Luis Antonio Rojas for The Washington Post

My neighborhood is considered the “old city” althogh old is a relative concept, having been platted in 1890, almost yesterday in a city going back about 650 years. Along the way Cortés and company marched down the main street (and ran back up the street when angy Aztecs chased them out the first of July in 1520. The the regret of the Aztecs, he said, “I’ll be back”… and was.

So too, were the gringos, in 1846. from a couple different directions on 11 -12 Septermber 1847. Not a major engagment up at the Garita de San Cosme (although among the combattants was a young Lieutenant named Ulysses S. Grant) but … what was important at the time, is that there was a Protestant Church there.. which included a Protestant churchyard. which is why so many of the US casualties were buried in what was then the edge of town.

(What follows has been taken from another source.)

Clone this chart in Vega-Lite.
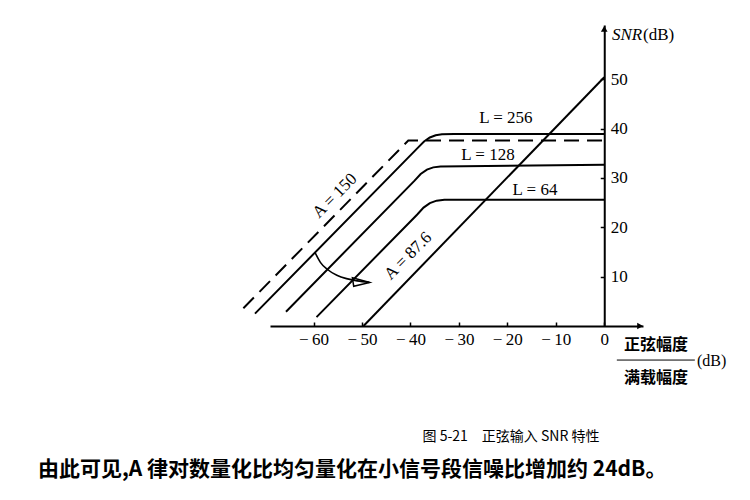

Given growth in the 20th century, a central ring road built in the early 1960s, and a major theater taking about half the original space, the graves were moved to niches along the walls of a one-acre plot… most victims of the “Unjust Invasion”, but also a number of later arrivals, including a couple deluded Confederate generals who somehow thought they could carry on the “great cause” under the Emmperor Maximiliano

Visiting it is somewhat hit or miss. It was opened for US Memorial Day, and if the caretaker is around, he can let you in.

I started to write this the other day, but we had a power outage, and I just never got back to this.